I listen to the teacher/professor in class, skim through the textbook, and almost always remember everything I need to remember for the test.
Believe it or not, this works. 1 hour of lectures is worth 3 hours of studying. But only if you're ahead of the class! As soon as the lecturer writes something you can't understand, it doesn't work. And that's why you have to study if you're lagging behind the classes.
This is why cramming is bad. Catching up to classes is an uphill effort.. you learn less and less per hour in class when you're lagging. If you want to have it easy, study up to the point that you have no trouble understanding everything from classes, then you can get by with minimal effort.
But since you're already behind, I think your problem is that you have no idea how to start. The best thing you can do is... just do it. It's like starting to exercise, the first few hours are the hardest, after that you get used to it. You no longer really care how hard it is once you start.

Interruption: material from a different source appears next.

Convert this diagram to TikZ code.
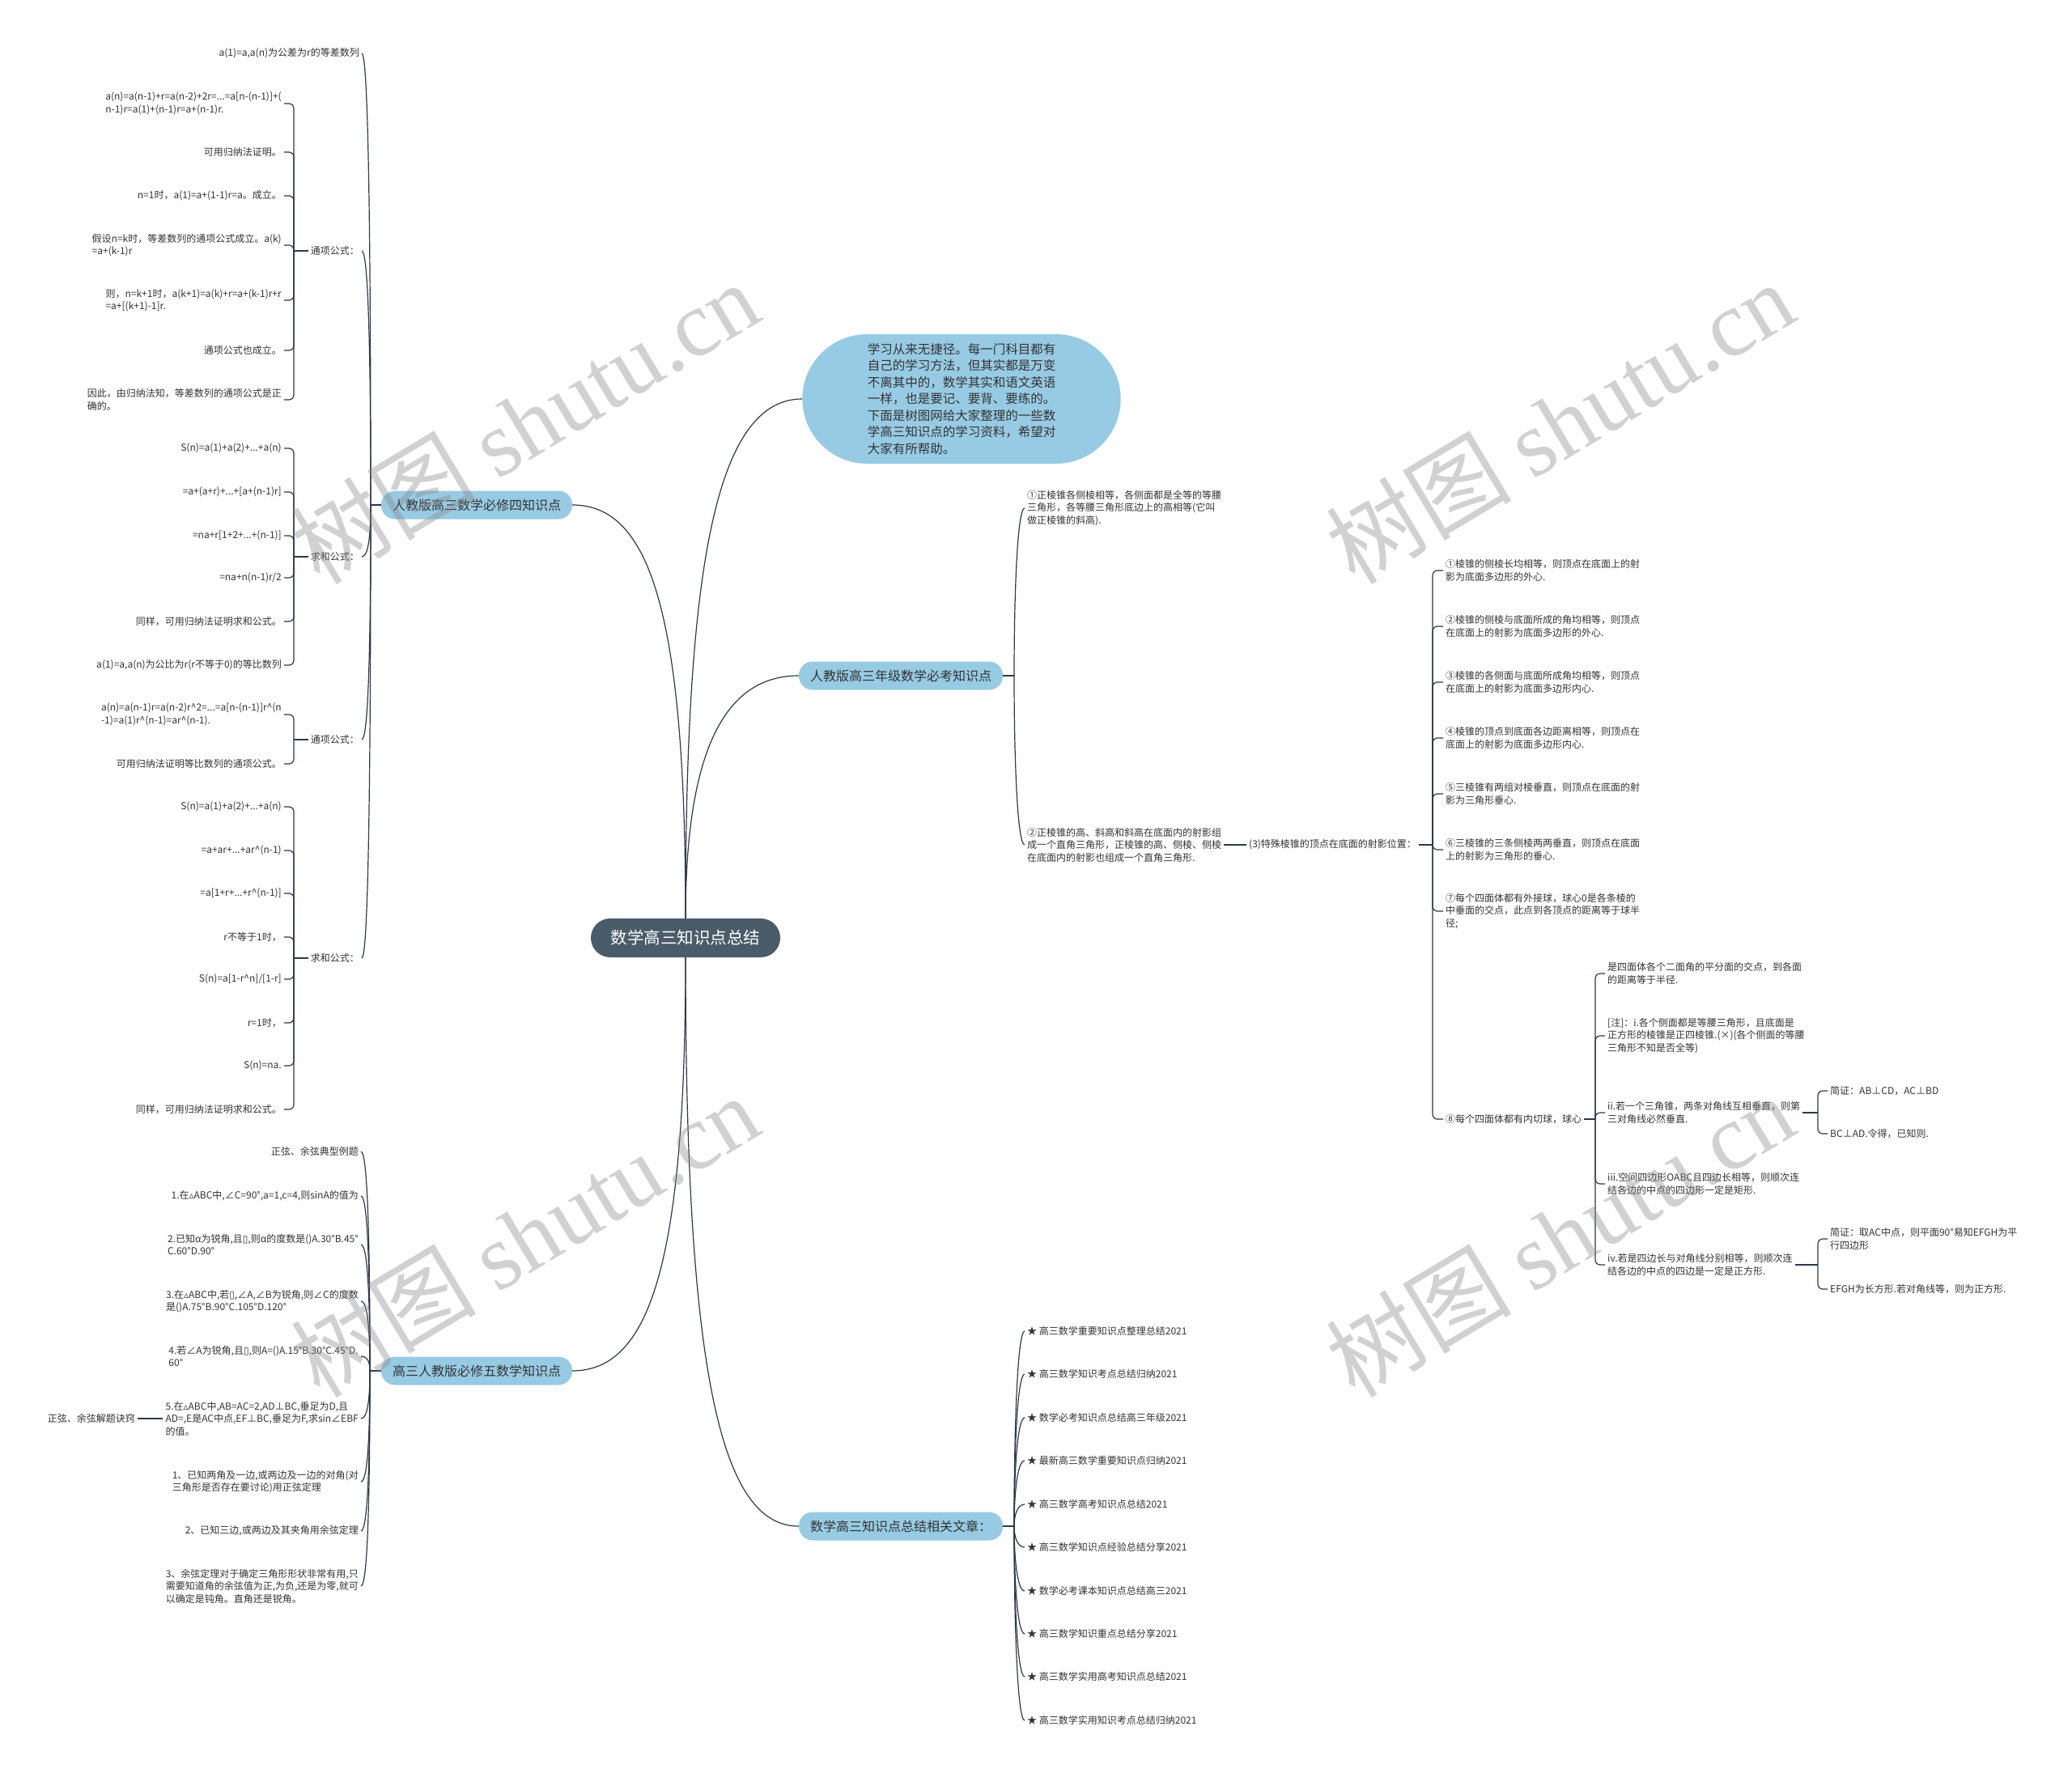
\documentclass[tikz,border=0pt]{standalone}
\usepackage{fontspec}
\setmainfont{Noto Sans CJK SC}
\newfontfamily\dvsym{DejaVu Sans}
\newfontfamily\wmserif{Liberation Serif}
\usepackage{tikz}
\usetikzlibrary{positioning, shapes.misc, calc}

\definecolor{rootgray}{HTML}{4A5B69}
\definecolor{topicblue}{HTML}{97CBE3}
\definecolor{linedark}{HTML}{2B3A4A}
\definecolor{textdark}{HTML}{333333}

\newcommand{\smalltri}{{\dvsym ▵}}
\newcommand{\boxph}{{\dvsym ▯}}
\newcommand{\crt}{\textasciicircum{}}

\begin{document}
\begin{tikzpicture}[
		x=1pt, y=-1pt,
		root/.style={rectangle, rounded corners=24pt, fill=rootgray, text=white, minimum width=234pt, minimum height=48pt, font=\fontsize{20.5}{24}\selectfont},
		topic/.style={rectangle, rounded corners=17pt, fill=topicblue, text=textdark, minimum height=35pt, inner xsep=14pt, font=\fontsize{16}{20}\selectfont},
		intro/.style={rounded rectangle, fill=topicblue, text=textdark, minimum width=400pt, minimum height=160pt, align=left, font=\fontsize{15.5}{20.5}\selectfont},
		leaf/.style={text=textdark, inner xsep=3pt, inner ysep=2pt, align=left, font=\fontsize{12}{15.5}\selectfont},
		link/.style={draw=linedark, line width=1.2pt},
		hook/.style={link, rounded corners=6pt},
		twigL/.style={link, to path={.. controls ($(\tikztostart)!0.5!(\tikztostart|-\tikztotarget)$) and ($(\tikztotarget)+(9,0)$) .. (\tikztotarget)}},
		twigR/.style={link, to path={.. controls ($(\tikztostart)!0.5!(\tikztostart|-\tikztotarget)$) and ($(\tikztotarget)+(-9,0)$) .. (\tikztotarget)}},
		wmark/.style={text=black!45, text opacity=0.4, rotate=31, font=\fontsize{115}{115}\selectfont}
		]
		\useasboundingbox (0,0) rectangle (2560,2191);
		\fill[white] (0,0) rectangle (2560,2191);
		
		% Root
		\node[root] (root) at (847,1159) {数学高三知识点总结};
		
		% Intro bubble
		\node[intro] (intro) at (1188,493) {学习从来无捷径。每一门科目都有\\自己的学习方法，但其实都是万变\\不离其中的，数学其实和语文英语\\一样，也是要记、要背、要练的。\\下面是树图网给大家整理的一些数\\学高三知识点的学习资料，希望对\\大家有所帮助。};
		
		% Main branches
		\node[topic] (req4) at (589,624) {人教版高三数学必修四知识点};
		\node[topic] (exam) at (1113,835) {人教版高三年级数学必考知识点};
		\node[topic] (req5) at (589,1694) {高三人教版必修五数学知识点};
		\node[topic] (links) at (1113,1886) {数学高三知识点总结相关文章：};
		
		% Required course 4 (left, top)
		\coordinate (req4sp) at (458,624);
		\node[leaf, anchor=east] (arith) at (447,66) {a(1)=a,a(n)为公差为r的等差数列};
		\node[leaf, anchor=east] (gen1) at (447,310) {通项公式：};
		\node[leaf, anchor=east] (sum1) at (447,688) {求和公式：};
		\node[leaf, anchor=east] (gen2) at (447,914) {通项公式：};
		\node[leaf, anchor=east] (sum2) at (447,1184) {求和公式：};
		
		\coordinate (gen1k) at (363,310);
		\node[leaf, anchor=east] (gen1a) at (351,128) {a(n)=a(n-1)+r=a(n-2)+2r=...=a[n-(n-1)]+(\\n-1)r=a(1)+(n-1)r=a+(n-1)r.};
		\node[leaf, anchor=east] (gen1b) at (351,188) {可用归纳法证明。};
		\node[leaf, anchor=east] (gen1c) at (351,242) {n=1时，a(1)=a+(1-1)r=a。成立。};
		\node[leaf, anchor=east] (gen1d) at (351,303) {假设n=k时，等差数列的通项公式成立。a(k)\\=a+(k-1)r};
		\node[leaf, anchor=east] (gen1e) at (351,371) {则，n=k+1时，a(k+1)=a(k)+r=a+(k-1)r+r\\=a+[(k+1)-1]r.};
		\node[leaf, anchor=east] (gen1f) at (351,433) {通项公式也成立。};
		\node[leaf, anchor=east] (gen1g) at (351,494) {因此，由归纳法知，等差数列的通项公式是正\\确的。};
		
		\coordinate (sum1k) at (363,688);
		\node[leaf, anchor=east] (sum1a) at (351,554) {S(n)=a(1)+a(2)+...+a(n)};
		\node[leaf, anchor=east] (sum1b) at (351,608) {=a+(a+r)+...+[a+(n-1)r]};
		\node[leaf, anchor=east] (sum1c) at (351,662) {=na+r[1+2+...+(n-1)]};
		\node[leaf, anchor=east] (sum1d) at (351,714) {=na+n(n-1)r/2};
		\node[leaf, anchor=east] (sum1e) at (351,768) {同样，可用归纳法证明求和公式。};
		\node[leaf, anchor=east] (sum1f) at (351,822) {a(1)=a,a(n)为公比为r(r不等于0)的等比数列};
		
		\coordinate (gen2k) at (363,914);
		\node[leaf, anchor=east] (gen2a) at (351,883) {a(n)=a(n-1)r=a(n-2)r\crt 2=...=a[n-(n-1)]r\crt(n\\-1)=a(1)r\crt(n-1)=ar\crt(n-1).};
		\node[leaf, anchor=east] (gen2b) at (351,944) {可用归纳法证明等比数列的通项公式。};
		
		\coordinate (sum2k) at (363,1184);
		\node[leaf, anchor=east] (sum2a) at (351,997) {S(n)=a(1)+a(2)+...+a(n)};
		\node[leaf, anchor=east] (sum2b) at (351,1051) {=a+ar+...+ar\crt(n-1)};
		\node[leaf, anchor=east] (sum2c) at (351,1104) {=a[1+r+...+r\crt(n-1)]};
		\node[leaf, anchor=east] (sum2d) at (351,1158) {r不等于1时，};
		\node[leaf, anchor=east] (sum2e) at (351,1210) {S(n)=a[1-r\crt n]/[1-r]};
		\node[leaf, anchor=east] (sum2f) at (351,1264) {r=1时，};
		\node[leaf, anchor=east] (sum2g) at (351,1317) {S(n)=na.};
		\node[leaf, anchor=east] (sum2h) at (351,1371) {同样，可用归纳法证明求和公式。};
		
		% Required course 5 (left, bottom)
		\coordinate (req5sp) at (457,1694);
		\node[leaf, anchor=east] (tri0) at (446,1423) {正弦、余弦典型例题};
		\node[leaf, anchor=east] (tri1) at (446,1478) {1.在\smalltri ABC中,∠C=90°,a=1,c=4,则sinA的值为};
		\node[leaf, anchor=east] (tri2) at (446,1538) {2.已知α为锐角,且\boxph,则α的度数是()A.30°B.45°\\C.60°D.90°};
		\node[leaf, anchor=east] (tri3) at (446,1608) {3.在\smalltri ABC中,若\boxph,∠A,∠B为锐角,则∠C的度数\\是()A.75°B.90°C.105°D.120°};
		\node[leaf, anchor=east] (tri4) at (446,1676) {4.若∠A为锐角,且\boxph,则A=()A.15°B.30°C.45°D.\\60°};
		\node[leaf, anchor=east] (tri5) at (446,1753) {5.在\smalltri ABC中,AB=AC=2,AD⊥BC,垂足为D,且\\AD=,E是AC中点,EF⊥BC,垂足为F,求sin∠EBF\\的值。};
		\node[leaf, anchor=east] (tri6) at (446,1831) {1、已知两角及一边,或两边及一边的对角(对\\三角形是否存在要讨论)用正弦定理};
		\node[leaf, anchor=east] (tri7) at (446,1892) {2、已知三边,或两边及其夹角用余弦定理};
		\node[leaf, anchor=east] (tri8) at (446,1960) {3、余弦定理对于确定三角形形状非常有用,只\\需要知道角的余弦值为正,为负,还是为零,就可\\以确定是钝角。直角还是锐角。};
		\node[leaf, anchor=east] (trick) at (170,1753) {正弦、余弦解题诀窍};
		
		% Exam points (right, top)
		\coordinate (examsp) at (1253,835);
		\node[leaf, anchor=west] (prism1) at (1266,628) {①正棱锥各侧棱相等，各侧面都是全等的等腰\\三角形，各等腰三角形底边上的高相等(它叫\\做正棱锥的斜高).};
		\node[leaf, anchor=west] (prism2) at (1266,1044) {②正棱锥的高、斜高和斜高在底面内的射影组\\成一个直角三角形，正棱锥的高、侧棱、侧棱\\在底面内的射影也组成一个直角三角形.};
		\node[leaf, anchor=west] (special) at (1540,1044) {(3)特殊棱锥的顶点在底面的射影位置：};
		
		\coordinate (specialk) at (1770,1044);
		\node[leaf, anchor=west] (pos1) at (1783,705) {①棱锥的侧棱长均相等，则顶点在底面上的射\\影为底面多边形的外心.};
		\node[leaf, anchor=west] (pos2) at (1783,774) {②棱锥的侧棱与底面所成的角均相等，则顶点\\在底面上的射影为底面多边形的外心.};
		\node[leaf, anchor=west] (pos3) at (1783,843) {③棱锥的各侧面与底面所成角均相等，则顶点\\在底面上的射影为底面多边形内心.};
		\node[leaf, anchor=west] (pos4) at (1783,912) {④棱锥的顶点到底面各边距离相等，则顶点在\\底面上的射影为底面多边形内心.};
		\node[leaf, anchor=west] (pos5) at (1783,981) {⑤三棱锥有两组对棱垂直，则顶点在底面的射\\影为三角形垂心.};
		\node[leaf, anchor=west] (pos6) at (1783,1050) {⑥三棱锥的三条侧棱两两垂直，则顶点在底面\\上的射影为三角形的垂心.};
		\node[leaf, anchor=west] (pos7) at (1783,1126) {⑦每个四面体都有外接球，球心0是各条棱的\\中垂面的交点，此点到各顶点的距离等于球半\\径;};
		\node[leaf, anchor=west] (pos8) at (1783,1383) {⑧每个四面体都有内切球，球心};
		
		\coordinate (pos8k) at (1971,1383);
		\node[leaf, anchor=west] (ins1) at (1983,1203) {是四面体各个二面角的平分面的交点，到各面\\的距离等于半径.};
		\node[leaf, anchor=west] (ins2) at (1983,1280) {[注]：i.各个侧面都是等腰三角形，且底面是\\正方形的棱锥是正四棱锥.(×)(各个侧面的等腰\\三角形不知是否全等)};
		\node[leaf, anchor=west] (ins3) at (1983,1375) {ii.若一个三角锥，两条对角线互相垂直，则第\\三对角线必然垂直.};
		\node[leaf, anchor=west] (ins4) at (1983,1463) {iii.空间四边形OABC且四边长相等，则顺次连\\结各边的中点的四边形一定是矩形.};
		\node[leaf, anchor=west] (ins5) at (1983,1563) {iv.若是四边长与对角线分别相等，则顺次连\\结各边的中点的四边是一定是正方形.};
		
		\coordinate (ins3k) at (2246,1375);
		\node[leaf, anchor=west] (proof1) at (2258,1348) {简证：AB⊥CD，AC⊥BD};
		\node[leaf, anchor=west] (proof2) at (2258,1401) {BC⊥AD.令得，已知则.};
		\coordinate (ins5k) at (2246,1563);
		\node[leaf, anchor=west] (proof3) at (2258,1531) {简证：取AC中点，则平面90°易知EFGH为平\\行四边形};
		\node[leaf, anchor=west] (proof4) at (2258,1593) {EFGH为长方形.若对角线等，则为正方形.};
		
		% Related articles (right, bottom)
		\coordinate (linksp) at (1253,1886);
		\node[leaf, anchor=west] (art1) at (1266,1645) {★ 高三数学重要知识点整理总结2021};
		\node[leaf, anchor=west] (art2) at (1266,1698) {★ 高三数学知识考点总结归纳2021};
		\node[leaf, anchor=west] (art3) at (1266,1752) {★ 数学必考知识点总结高三年级2021};
		\node[leaf, anchor=west] (art4) at (1266,1805) {★ 最新高三数学重要知识点归纳2021};
		\node[leaf, anchor=west] (art5) at (1266,1859) {★ 高三数学高考知识点总结2021};
		\node[leaf, anchor=west] (art6) at (1266,1912) {★ 高三数学知识点经验总结分享2021};
		\node[leaf, anchor=west] (art7) at (1266,1966) {★ 数学必考课本知识点总结高三2021};
		\node[leaf, anchor=west] (art8) at (1266,2019) {★ 高三数学知识重点总结分享2021};
		\node[leaf, anchor=west] (art9) at (1266,2072) {★ 高三数学实用高考知识点总结2021};
		\node[leaf, anchor=west] (art10) at (1266,2126) {★ 高三数学实用知识考点总结归纳2021};
		
		% Connections from the root
		\draw[link] (root.north) .. controls +(0,-420) and +(-110,0) .. (intro.west);
		\draw[link] (root.north) .. controls +(0,-380) and +(95,0) .. (req4.east);
		\draw[link] (root.north) .. controls +(0,-220) and +(-85,0) .. (exam.west);
		\draw[link] (root.south) .. controls +(0,380) and +(95,0) .. (req5.east);
		\draw[link] (root.south) .. controls +(0,520) and +(-95,0) .. (links.west);
		
		% Branch spines
		\draw[link] (req4.west) -- (req4sp);
		\foreach \c in {arith, gen1, sum1, gen2, sum2}
			\draw[twigL] (req4sp) to (\c.east);
		\draw[link] (req5.west) -- (req5sp);
		\foreach \c in {tri0, tri1, tri2, tri3, tri4, tri5, tri6, tri7, tri8}
			\draw[twigL] (req5sp) to (\c.east);
		\draw[link] (exam.east) -- (examsp);
		\foreach \c in {prism1, prism2}
			\draw[twigR] (examsp) to (\c.west);
		\draw[link] (links.east) -- (linksp);
		\foreach \c in {art1, art2, art3, art4, art5, art6, art7, art8, art9, art10}
			\draw[twigR] (linksp) to (\c.west);
		
		% Brackets, left side
		\draw[link] (gen1.west) -- (gen1k);
		\foreach \c in {gen1a, gen1b, gen1c, gen1d, gen1e, gen1f, gen1g}
			\draw[hook] (gen1k) |- (\c.east);
		\draw[link] (sum1.west) -- (sum1k);
		\foreach \c in {sum1a, sum1b, sum1c, sum1d, sum1e, sum1f}
			\draw[hook] (sum1k) |- (\c.east);
		\draw[link] (gen2.west) -- (gen2k);
		\foreach \c in {gen2a, gen2b}
			\draw[hook] (gen2k) |- (\c.east);
		\draw[link] (sum2.west) -- (sum2k);
		\foreach \c in {sum2a, sum2b, sum2c, sum2d, sum2e, sum2f, sum2g, sum2h}
			\draw[hook] (sum2k) |- (\c.east);
		\draw[link] (tri5.west) -- (trick.east);
		
		% Brackets, right side
		\draw[link] (prism2.east) -- (special.west);
		\draw[link] (special.east) -- (specialk);
		\foreach \c in {pos1, pos2, pos3, pos4, pos5, pos6, pos7, pos8}
			\draw[hook] (specialk) |- (\c.west);
		\draw[link] (pos8.east) -- (pos8k);
		\foreach \c in {ins1, ins2, ins3, ins4, ins5}
			\draw[hook] (pos8k) |- (\c.west);
		\draw[link] (ins3.east) -- (ins3k);
		\foreach \c in {proof1, proof2}
			\draw[hook] (ins3k) |- (\c.west);
		\draw[link] (ins5.east) -- (ins5k);
		\foreach \c in {proof3, proof4}
			\draw[hook] (ins5k) |- (\c.west);
		
		% Watermarks
		\node[wmark] (wm1) at (648,522) {树图 {\wmserif shutu.cn}};
		\node[wmark] (wm2) at (1927,522) {树图 {\wmserif shutu.cn}};
		\node[wmark] (wm3) at (648,1527) {树图 {\wmserif shutu.cn}};
		\node[wmark] (wm4) at (1927,1527) {树图 {\wmserif shutu.cn}};
		
	\end{tikzpicture}
\end{document}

When you're studying and get stuck on a problem, you have the tendency to keep working at it or find info elsewhere. This makes your brain want to do nothing. Force yourself to just keep doing it. Some of the highest graded PhD graduates I know aren't very smart at all, they're just persistent. They have bad memory, have trouble with some basic stuff in life, but when they study, they put in full focus and only switch books to get references.
If your computer is really distracting you, unplug it, pull out the hard drive, and hide the Internetz (ethernet cable/wireless). If it's more effort for you to start up the computer than to study, you're going to end up studying. Just don't procrastinate by doing something else. It's going to be tempting to clean the bathroom, do laundry, anything to avoid studying.